▶ _What you should do_
Extract each line bearing the word "that".

· · · ·

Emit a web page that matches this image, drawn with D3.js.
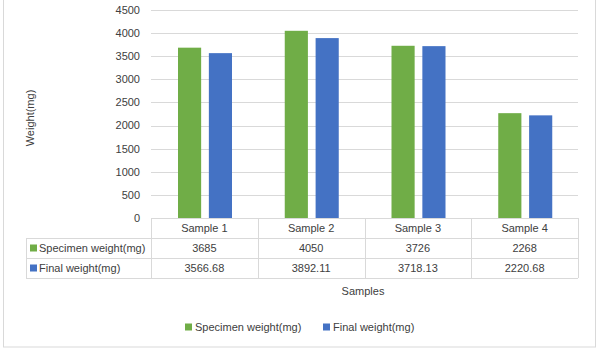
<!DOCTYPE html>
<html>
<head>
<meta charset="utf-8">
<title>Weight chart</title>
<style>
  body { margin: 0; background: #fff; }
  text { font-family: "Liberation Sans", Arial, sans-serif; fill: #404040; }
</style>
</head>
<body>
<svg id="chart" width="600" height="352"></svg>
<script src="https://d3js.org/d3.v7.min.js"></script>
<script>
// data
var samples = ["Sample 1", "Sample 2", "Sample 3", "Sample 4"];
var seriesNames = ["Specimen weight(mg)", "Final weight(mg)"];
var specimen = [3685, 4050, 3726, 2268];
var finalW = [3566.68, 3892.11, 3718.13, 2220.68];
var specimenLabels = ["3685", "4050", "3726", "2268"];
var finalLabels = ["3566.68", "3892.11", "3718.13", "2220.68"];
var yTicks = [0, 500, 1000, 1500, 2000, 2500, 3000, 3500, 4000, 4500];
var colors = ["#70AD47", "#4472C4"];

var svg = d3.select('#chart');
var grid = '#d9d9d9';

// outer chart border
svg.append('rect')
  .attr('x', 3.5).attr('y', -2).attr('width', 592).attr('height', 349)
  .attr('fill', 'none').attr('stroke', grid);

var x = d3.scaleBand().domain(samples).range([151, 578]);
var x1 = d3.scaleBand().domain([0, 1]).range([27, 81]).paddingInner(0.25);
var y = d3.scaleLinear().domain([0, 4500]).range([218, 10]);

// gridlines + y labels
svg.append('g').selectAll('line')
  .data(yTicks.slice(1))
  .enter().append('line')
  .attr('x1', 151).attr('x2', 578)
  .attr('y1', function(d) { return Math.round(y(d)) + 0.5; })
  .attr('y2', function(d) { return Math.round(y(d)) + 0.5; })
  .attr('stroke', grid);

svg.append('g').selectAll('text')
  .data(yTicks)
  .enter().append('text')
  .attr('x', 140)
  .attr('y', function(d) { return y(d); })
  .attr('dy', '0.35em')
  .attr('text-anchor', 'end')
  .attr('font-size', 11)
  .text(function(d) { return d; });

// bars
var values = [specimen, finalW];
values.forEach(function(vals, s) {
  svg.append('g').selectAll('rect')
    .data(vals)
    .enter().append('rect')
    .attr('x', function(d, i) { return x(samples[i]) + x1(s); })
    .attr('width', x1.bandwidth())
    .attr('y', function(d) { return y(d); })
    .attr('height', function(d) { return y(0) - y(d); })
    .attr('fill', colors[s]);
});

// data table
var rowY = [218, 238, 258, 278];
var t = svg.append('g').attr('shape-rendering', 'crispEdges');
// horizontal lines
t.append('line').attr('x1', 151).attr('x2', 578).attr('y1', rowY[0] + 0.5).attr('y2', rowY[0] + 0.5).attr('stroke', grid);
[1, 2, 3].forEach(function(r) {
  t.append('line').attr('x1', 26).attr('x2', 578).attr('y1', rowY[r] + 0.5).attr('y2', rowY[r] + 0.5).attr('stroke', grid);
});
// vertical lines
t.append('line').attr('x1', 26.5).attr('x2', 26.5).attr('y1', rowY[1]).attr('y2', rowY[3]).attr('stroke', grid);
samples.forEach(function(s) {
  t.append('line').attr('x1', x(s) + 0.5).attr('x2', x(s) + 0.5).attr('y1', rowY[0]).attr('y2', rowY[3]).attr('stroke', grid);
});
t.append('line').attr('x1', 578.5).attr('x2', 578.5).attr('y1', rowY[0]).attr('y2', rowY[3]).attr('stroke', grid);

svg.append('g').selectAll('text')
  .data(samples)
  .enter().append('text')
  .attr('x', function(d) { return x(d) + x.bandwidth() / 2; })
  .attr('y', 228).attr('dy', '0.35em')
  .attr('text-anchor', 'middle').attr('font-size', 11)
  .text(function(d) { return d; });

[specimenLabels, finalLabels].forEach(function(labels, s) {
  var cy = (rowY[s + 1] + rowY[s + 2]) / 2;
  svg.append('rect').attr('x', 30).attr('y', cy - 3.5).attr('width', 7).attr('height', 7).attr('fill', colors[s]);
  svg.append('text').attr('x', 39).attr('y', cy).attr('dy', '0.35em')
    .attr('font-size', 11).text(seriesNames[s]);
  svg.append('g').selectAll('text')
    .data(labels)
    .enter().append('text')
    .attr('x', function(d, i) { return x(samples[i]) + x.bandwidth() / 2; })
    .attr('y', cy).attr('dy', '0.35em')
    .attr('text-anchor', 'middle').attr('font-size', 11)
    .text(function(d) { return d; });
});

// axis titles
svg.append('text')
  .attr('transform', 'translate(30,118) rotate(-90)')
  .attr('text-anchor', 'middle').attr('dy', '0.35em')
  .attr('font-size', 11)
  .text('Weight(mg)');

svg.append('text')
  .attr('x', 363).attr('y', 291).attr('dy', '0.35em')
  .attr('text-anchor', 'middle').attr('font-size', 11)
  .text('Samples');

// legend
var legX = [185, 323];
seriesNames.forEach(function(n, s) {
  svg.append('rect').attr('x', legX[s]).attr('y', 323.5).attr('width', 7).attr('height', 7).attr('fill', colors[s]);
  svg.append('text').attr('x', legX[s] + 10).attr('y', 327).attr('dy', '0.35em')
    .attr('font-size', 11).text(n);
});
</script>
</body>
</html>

· · · ·

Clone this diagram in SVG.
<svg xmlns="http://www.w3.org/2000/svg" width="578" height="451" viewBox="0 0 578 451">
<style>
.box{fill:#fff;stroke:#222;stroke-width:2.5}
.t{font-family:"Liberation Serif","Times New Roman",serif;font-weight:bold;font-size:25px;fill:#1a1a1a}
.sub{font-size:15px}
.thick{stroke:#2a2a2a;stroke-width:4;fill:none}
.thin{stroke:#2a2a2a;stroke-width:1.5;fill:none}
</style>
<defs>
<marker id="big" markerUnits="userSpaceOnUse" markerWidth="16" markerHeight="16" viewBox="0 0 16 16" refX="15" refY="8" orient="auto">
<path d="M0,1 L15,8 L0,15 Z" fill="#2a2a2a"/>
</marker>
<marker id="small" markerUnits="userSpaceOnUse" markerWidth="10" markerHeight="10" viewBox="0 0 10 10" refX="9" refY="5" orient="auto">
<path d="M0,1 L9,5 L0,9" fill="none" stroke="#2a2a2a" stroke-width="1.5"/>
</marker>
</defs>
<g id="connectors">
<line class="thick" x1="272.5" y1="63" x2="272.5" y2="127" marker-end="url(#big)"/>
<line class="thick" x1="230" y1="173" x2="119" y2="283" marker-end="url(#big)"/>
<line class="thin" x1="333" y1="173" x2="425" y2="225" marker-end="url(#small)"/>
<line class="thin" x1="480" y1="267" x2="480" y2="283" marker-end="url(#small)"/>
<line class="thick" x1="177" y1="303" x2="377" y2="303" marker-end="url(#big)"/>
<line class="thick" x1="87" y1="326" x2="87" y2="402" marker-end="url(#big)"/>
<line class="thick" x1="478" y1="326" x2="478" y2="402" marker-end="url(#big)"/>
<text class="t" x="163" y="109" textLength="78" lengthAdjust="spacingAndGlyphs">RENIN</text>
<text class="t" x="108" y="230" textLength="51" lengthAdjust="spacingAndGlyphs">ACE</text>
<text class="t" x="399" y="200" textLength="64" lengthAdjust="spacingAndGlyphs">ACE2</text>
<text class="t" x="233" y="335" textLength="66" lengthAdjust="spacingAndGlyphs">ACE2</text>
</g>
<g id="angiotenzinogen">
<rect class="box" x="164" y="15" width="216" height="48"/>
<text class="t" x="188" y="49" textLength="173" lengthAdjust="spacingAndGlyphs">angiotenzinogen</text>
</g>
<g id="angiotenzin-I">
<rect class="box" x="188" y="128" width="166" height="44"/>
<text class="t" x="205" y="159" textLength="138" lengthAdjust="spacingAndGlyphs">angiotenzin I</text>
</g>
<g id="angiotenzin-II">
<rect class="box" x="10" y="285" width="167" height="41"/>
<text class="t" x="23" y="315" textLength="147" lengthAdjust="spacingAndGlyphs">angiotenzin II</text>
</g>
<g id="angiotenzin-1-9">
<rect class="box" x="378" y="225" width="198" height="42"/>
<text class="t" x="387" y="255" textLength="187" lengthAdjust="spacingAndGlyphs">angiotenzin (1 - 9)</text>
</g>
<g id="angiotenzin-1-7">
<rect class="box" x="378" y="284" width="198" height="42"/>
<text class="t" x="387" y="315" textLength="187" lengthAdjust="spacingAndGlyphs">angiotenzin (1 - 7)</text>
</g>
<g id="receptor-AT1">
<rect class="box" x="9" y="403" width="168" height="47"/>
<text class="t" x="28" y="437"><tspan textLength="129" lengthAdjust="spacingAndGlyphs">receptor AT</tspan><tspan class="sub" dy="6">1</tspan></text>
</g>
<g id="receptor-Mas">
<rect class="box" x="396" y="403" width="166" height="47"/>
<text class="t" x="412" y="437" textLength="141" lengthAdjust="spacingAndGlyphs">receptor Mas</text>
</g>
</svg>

· · · ·

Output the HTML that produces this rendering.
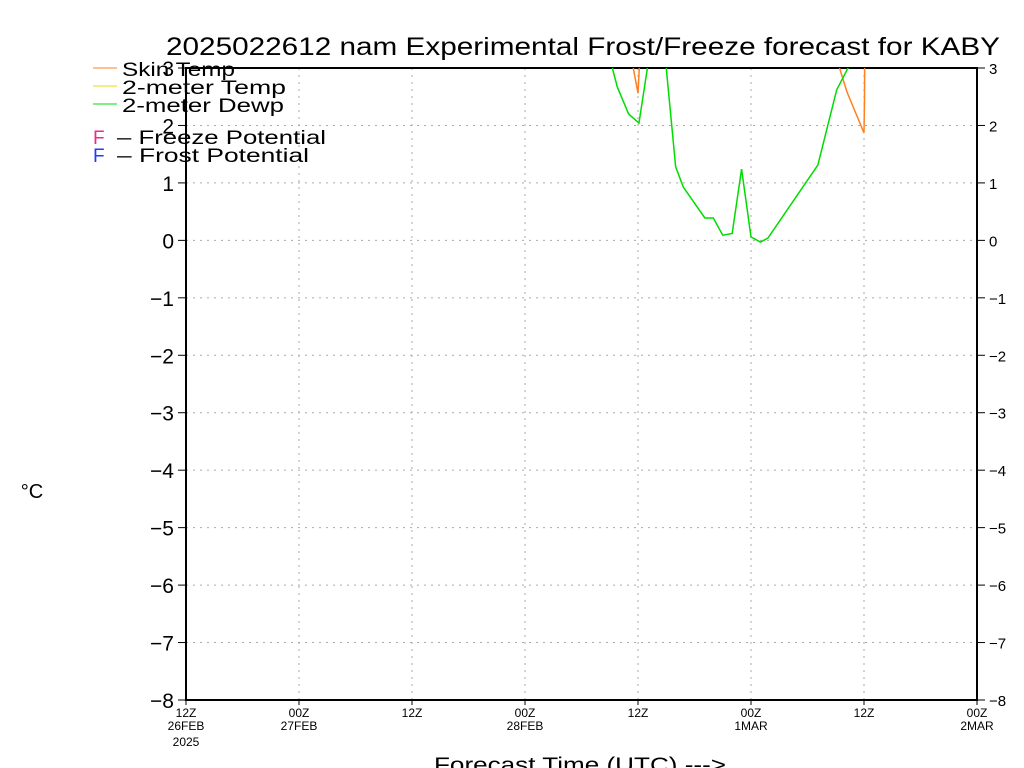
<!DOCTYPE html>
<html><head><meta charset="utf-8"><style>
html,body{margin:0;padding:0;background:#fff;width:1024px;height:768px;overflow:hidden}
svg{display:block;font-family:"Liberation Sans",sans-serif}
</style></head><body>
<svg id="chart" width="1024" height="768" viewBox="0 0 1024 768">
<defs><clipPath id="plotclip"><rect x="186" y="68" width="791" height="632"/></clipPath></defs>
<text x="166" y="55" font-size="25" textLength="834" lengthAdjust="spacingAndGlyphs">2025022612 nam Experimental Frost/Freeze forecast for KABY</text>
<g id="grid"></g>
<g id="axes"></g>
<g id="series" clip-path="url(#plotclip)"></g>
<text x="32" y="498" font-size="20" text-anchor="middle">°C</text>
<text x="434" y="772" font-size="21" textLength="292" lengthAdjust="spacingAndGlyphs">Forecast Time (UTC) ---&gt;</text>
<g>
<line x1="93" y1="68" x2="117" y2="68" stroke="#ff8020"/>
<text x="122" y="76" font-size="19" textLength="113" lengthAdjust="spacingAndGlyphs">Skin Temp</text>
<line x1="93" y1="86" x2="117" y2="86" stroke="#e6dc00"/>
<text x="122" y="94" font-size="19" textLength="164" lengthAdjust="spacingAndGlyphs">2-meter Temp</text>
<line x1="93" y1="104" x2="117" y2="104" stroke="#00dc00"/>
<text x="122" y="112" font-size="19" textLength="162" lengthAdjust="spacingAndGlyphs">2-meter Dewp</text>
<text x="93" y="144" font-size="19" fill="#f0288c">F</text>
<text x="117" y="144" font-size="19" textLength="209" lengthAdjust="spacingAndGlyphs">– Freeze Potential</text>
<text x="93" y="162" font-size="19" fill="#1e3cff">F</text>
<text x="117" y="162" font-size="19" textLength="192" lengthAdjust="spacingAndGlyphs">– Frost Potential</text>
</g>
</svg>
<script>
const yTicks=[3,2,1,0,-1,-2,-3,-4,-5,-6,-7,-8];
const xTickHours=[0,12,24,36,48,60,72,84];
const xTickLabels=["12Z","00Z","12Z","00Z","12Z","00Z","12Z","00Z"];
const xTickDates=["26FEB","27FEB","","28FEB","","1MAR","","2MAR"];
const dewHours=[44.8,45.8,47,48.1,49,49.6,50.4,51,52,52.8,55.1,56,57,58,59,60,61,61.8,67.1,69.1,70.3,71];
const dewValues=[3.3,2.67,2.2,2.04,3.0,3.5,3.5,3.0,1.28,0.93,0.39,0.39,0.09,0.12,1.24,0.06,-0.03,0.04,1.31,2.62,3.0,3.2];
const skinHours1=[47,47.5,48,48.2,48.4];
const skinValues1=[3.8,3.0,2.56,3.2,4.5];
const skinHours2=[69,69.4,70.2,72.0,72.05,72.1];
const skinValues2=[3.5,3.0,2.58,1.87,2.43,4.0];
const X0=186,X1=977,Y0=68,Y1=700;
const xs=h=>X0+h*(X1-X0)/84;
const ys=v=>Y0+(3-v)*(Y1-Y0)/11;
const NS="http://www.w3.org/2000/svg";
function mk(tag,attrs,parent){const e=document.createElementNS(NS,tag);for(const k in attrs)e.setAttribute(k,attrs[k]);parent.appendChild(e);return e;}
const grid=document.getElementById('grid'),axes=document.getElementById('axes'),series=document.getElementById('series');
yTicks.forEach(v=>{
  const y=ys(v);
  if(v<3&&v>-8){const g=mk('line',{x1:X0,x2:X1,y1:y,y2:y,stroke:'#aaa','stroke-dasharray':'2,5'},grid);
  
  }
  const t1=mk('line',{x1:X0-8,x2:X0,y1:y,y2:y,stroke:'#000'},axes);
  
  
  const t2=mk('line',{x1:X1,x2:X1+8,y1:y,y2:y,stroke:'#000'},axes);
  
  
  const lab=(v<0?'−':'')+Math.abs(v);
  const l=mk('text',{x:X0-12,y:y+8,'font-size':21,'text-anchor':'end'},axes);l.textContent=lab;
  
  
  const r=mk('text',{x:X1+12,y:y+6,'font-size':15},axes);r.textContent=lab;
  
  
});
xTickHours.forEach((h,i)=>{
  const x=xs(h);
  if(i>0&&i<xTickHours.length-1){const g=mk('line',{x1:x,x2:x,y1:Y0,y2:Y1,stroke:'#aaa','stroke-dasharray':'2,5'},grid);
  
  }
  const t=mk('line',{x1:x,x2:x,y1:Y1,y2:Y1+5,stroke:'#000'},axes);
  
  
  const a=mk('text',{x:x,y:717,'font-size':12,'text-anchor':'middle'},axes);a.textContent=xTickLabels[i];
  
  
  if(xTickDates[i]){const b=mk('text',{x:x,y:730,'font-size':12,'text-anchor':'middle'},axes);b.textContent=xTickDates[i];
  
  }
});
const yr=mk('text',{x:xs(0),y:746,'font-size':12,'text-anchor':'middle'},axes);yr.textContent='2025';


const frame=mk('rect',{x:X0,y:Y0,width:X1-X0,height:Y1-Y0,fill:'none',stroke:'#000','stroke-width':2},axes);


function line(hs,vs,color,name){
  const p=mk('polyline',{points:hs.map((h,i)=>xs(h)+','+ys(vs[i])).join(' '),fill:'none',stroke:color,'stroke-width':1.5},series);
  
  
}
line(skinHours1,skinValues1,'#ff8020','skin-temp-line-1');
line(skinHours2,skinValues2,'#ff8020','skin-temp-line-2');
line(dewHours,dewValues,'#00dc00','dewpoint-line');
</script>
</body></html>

· · · ·

▶ _Answer to this task_
Emit a web page that matches this image, drawn with D3.js.
Output the HTML that produces this rendering.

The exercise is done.